■ **Exercise aim**
All of the data should be output character for character, except the pictures.

■ **Data block**
· · · ·
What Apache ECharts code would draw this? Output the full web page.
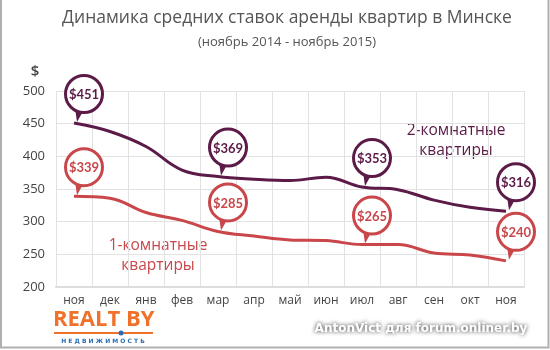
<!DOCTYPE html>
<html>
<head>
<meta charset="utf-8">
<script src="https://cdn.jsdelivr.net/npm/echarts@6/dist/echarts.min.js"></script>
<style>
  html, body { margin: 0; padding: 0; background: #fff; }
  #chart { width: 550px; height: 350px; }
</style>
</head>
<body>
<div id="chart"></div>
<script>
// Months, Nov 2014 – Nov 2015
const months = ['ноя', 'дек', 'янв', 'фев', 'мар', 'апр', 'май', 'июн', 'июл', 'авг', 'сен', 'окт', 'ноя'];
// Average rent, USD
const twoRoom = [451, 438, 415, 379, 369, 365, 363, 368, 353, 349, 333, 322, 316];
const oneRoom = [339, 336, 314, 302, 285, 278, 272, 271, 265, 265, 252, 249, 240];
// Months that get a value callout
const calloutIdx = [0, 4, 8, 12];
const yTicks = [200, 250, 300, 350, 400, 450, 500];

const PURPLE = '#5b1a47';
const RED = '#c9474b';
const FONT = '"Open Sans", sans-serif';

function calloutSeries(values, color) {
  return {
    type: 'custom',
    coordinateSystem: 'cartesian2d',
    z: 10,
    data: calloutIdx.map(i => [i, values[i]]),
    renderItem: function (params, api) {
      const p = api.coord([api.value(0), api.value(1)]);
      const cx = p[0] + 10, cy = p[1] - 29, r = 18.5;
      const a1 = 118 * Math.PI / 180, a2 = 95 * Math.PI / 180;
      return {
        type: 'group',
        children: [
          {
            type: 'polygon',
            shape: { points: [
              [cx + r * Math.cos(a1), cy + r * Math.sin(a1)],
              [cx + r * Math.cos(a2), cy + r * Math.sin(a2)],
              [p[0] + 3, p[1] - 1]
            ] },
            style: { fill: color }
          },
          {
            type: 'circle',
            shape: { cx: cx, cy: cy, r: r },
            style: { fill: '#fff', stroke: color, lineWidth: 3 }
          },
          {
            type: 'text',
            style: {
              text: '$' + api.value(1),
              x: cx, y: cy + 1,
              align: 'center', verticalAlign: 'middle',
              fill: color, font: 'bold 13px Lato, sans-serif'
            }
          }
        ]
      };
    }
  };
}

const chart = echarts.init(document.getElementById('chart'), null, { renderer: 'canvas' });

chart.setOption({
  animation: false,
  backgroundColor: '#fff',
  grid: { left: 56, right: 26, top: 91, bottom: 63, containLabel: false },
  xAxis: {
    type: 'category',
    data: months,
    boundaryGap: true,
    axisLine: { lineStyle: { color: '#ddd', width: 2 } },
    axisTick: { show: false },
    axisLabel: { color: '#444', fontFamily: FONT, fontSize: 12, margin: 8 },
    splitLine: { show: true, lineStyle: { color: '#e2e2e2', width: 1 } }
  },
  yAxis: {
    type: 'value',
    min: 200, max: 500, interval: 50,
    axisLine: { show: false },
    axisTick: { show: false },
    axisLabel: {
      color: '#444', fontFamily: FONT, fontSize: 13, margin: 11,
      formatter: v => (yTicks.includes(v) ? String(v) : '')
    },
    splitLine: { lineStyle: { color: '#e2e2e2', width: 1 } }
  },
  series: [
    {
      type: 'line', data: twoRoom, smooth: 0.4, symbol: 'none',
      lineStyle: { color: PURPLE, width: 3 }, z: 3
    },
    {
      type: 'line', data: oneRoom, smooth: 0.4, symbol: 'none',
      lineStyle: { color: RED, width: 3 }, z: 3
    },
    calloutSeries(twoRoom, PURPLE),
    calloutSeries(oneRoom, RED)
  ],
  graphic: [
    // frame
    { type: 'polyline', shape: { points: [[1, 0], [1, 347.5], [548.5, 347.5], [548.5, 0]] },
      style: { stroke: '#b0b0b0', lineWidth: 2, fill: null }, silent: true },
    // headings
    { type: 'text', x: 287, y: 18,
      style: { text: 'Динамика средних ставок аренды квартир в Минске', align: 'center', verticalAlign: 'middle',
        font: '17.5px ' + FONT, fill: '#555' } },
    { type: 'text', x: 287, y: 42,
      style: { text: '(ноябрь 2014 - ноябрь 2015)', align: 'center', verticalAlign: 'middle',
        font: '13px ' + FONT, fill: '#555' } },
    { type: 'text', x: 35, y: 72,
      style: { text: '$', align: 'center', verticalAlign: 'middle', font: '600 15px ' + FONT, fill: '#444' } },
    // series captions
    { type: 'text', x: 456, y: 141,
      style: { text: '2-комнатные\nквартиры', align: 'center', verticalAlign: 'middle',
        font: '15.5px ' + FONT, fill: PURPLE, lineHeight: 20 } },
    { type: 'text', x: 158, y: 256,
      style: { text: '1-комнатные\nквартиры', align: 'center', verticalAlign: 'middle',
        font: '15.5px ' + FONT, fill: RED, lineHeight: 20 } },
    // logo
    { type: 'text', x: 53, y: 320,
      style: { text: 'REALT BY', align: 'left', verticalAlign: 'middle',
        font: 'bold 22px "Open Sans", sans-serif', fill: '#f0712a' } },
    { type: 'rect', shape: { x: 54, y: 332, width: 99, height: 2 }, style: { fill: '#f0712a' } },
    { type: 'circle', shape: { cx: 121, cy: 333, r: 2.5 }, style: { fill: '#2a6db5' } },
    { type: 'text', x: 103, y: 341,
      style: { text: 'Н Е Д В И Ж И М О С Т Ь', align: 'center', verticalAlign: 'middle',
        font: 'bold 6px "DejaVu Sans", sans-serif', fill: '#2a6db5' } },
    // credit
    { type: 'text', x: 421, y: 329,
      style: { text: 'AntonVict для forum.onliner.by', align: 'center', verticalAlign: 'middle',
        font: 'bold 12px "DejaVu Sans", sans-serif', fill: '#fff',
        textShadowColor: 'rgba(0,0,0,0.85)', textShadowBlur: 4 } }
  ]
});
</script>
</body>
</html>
· · · ·
■ **Answer to this exercise**
What Apache ECharts code would draw this? Output the full web page.
<!DOCTYPE html>
<html>
<head>
<meta charset="utf-8">
<script src="https://cdn.jsdelivr.net/npm/echarts@6/dist/echarts.min.js"></script>
<style>
  html, body { margin: 0; padding: 0; background: #fff; }
  #chart { width: 550px; height: 350px; }
</style>
</head>
<body>
<div id="chart"></div>
<script>
// Months, Nov 2014 – Nov 2015
const months = ['ноя', 'дек', 'янв', 'фев', 'мар', 'апр', 'май', 'июн', 'июл', 'авг', 'сен', 'окт', 'ноя'];
// Average rent, USD
const twoRoom = [451, 438, 415, 379, 369, 365, 363, 368, 353, 349, 333, 322, 316];
const oneRoom = [339, 336, 314, 302, 285, 278, 272, 271, 265, 265, 252, 249, 240];
// Months that get a value callout
const calloutIdx = [0, 4, 8, 12];
const yTicks = [200, 250, 300, 350, 400, 450, 500];

const PURPLE = '#5b1a47';
const RED = '#c9474b';
const FONT = '"Open Sans", sans-serif';

function calloutSeries(values, color) {
  return {
    type: 'custom',
    coordinateSystem: 'cartesian2d',
    z: 10,
    data: calloutIdx.map(i => [i, values[i]]),
    renderItem: function (params, api) {
      const p = api.coord([api.value(0), api.value(1)]);
      const cx = p[0] + 10, cy = p[1] - 29, r = 18.5;
      const a1 = 118 * Math.PI / 180, a2 = 95 * Math.PI / 180;
      return {
        type: 'group',
        children: [
          {
            type: 'polygon',
            shape: { points: [
              [cx + r * Math.cos(a1), cy + r * Math.sin(a1)],
              [cx + r * Math.cos(a2), cy + r * Math.sin(a2)],
              [p[0] + 3, p[1] - 1]
            ] },
            style: { fill: color }
          },
          {
            type: 'circle',
            shape: { cx: cx, cy: cy, r: r },
            style: { fill: '#fff', stroke: color, lineWidth: 3 }
          },
          {
            type: 'text',
            style: {
              text: '$' + api.value(1),
              x: cx, y: cy + 1,
              align: 'center', verticalAlign: 'middle',
              fill: color, font: 'bold 13px Lato, sans-serif'
            }
          }
        ]
      };
    }
  };
}

const chart = echarts.init(document.getElementById('chart'), null, { renderer: 'canvas' });

chart.setOption({
  animation: false,
  backgroundColor: '#fff',
  grid: { left: 56, right: 26, top: 91, bottom: 63, containLabel: false },
  xAxis: {
    type: 'category',
    data: months,
    boundaryGap: true,
    axisLine: { lineStyle: { color: '#ddd', width: 2 } },
    axisTick: { show: false },
    axisLabel: { color: '#444', fontFamily: FONT, fontSize: 12, margin: 8 },
    splitLine: { show: true, lineStyle: { color: '#e2e2e2', width: 1 } }
  },
  yAxis: {
    type: 'value',
    min: 200, max: 500, interval: 50,
    axisLine: { show: false },
    axisTick: { show: false },
    axisLabel: {
      color: '#444', fontFamily: FONT, fontSize: 13, margin: 11,
      formatter: v => (yTicks.includes(v) ? String(v) : '')
    },
    splitLine: { lineStyle: { color: '#e2e2e2', width: 1 } }
  },
  series: [
    {
      type: 'line', data: twoRoom, smooth: 0.4, symbol: 'none',
      lineStyle: { color: PURPLE, width: 3 }, z: 3
    },
    {
      type: 'line', data: oneRoom, smooth: 0.4, symbol: 'none',
      lineStyle: { color: RED, width: 3 }, z: 3
    },
    calloutSeries(twoRoom, PURPLE),
    calloutSeries(oneRoom, RED)
  ],
  graphic: [
    // frame
    { type: 'polyline', shape: { points: [[1, 0], [1, 347.5], [548.5, 347.5], [548.5, 0]] },
      style: { stroke: '#b0b0b0', lineWidth: 2, fill: null }, silent: true },
    // headings
    { type: 'text', x: 287, y: 18,
      style: { text: 'Динамика средних ставок аренды квартир в Минске', align: 'center', verticalAlign: 'middle',
        font: '17.5px ' + FONT, fill: '#555' } },
    { type: 'text', x: 287, y: 42,
      style: { text: '(ноябрь 2014 - ноябрь 2015)', align: 'center', verticalAlign: 'middle',
        font: '13px ' + FONT, fill: '#555' } },
    { type: 'text', x: 35, y: 72,
      style: { text: '$', align: 'center', verticalAlign: 'middle', font: '600 15px ' + FONT, fill: '#444' } },
    // series captions
    { type: 'text', x: 456, y: 141,
      style: { text: '2-комнатные\nквартиры', align: 'center', verticalAlign: 'middle',
        font: '15.5px ' + FONT, fill: PURPLE, lineHeight: 20 } },
    { type: 'text', x: 158, y: 256,
      style: { text: '1-комнатные\nквартиры', align: 'center', verticalAlign: 'middle',
        font: '15.5px ' + FONT, fill: RED, lineHeight: 20 } },
    // logo
    { type: 'text', x: 53, y: 320,
      style: { text: 'REALT BY', align: 'left', verticalAlign: 'middle',
        font: 'bold 22px "Open Sans", sans-serif', fill: '#f0712a' } },
    { type: 'rect', shape: { x: 54, y: 332, width: 99, height: 2 }, style: { fill: '#f0712a' } },
    { type: 'circle', shape: { cx: 121, cy: 333, r: 2.5 }, style: { fill: '#2a6db5' } },
    { type: 'text', x: 103, y: 341,
      style: { text: 'Н Е Д В И Ж И М О С Т Ь', align: 'center', verticalAlign: 'middle',
        font: 'bold 6px "DejaVu Sans", sans-serif', fill: '#2a6db5' } },
    // credit
    { type: 'text', x: 421, y: 329,
      style: { text: 'AntonVict для forum.onliner.by', align: 'center', verticalAlign: 'middle',
        font: 'bold 12px "DejaVu Sans", sans-serif', fill: '#fff',
        textShadowColor: 'rgba(0,0,0,0.85)', textShadowBlur: 4 } }
  ]
});
</script>
</body>
</html>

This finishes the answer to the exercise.